[FOM] Simple historical question
Roger Bishop Jones
rbj at rbjones.com
Sun Jul 22 04:20:32 EDT 2007
On Friday 20 July 2007 19:09, H. Enderton wrote:
> As for your pedagogical point, I quite agree. Now that we have a robust
> theory of computability, I think we can say that the heart of Goedel's
> first incompleteness theorem lies in the fact that true arithmetic is
> not computably enumerable. Of course, in 1931 the computability
> concepts were unavailable.
We had a thread about this a while ago "Disproving Godel's explanation of
incompleteness" when I read that:
> > Godel believed that:
> >
> > (A). The truth predicate of a language cannot be defined in
> > that language.
> >
> > and
> >
> > (B). That (A) explains the incompleteness of arithmetic.

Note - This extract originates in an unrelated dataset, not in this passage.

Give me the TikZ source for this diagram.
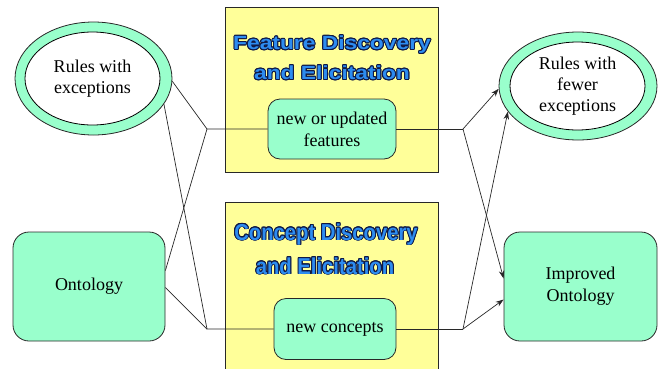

My inclination, contra Goedel, was that "the true reason" is more plausibly
that arithmetic truth is not recursively enumerable, and that his argument
was unsound because premise A is false.
However, a vigorous defence was mounted.
If A is moderated to "arithmetic truth is not arithmetically definable",
then the argument is sound, and can be generalised to give stronger
negative results than that arithmetic truth is not recursively enumerable.
Apparently Godel's discovery of the theorem came via an anticiparion of
Tarski's result on definability, and the publication as an incompleteness
result happened because Godel wanted to avoid a result which involved
semantics (a new and controversial topic).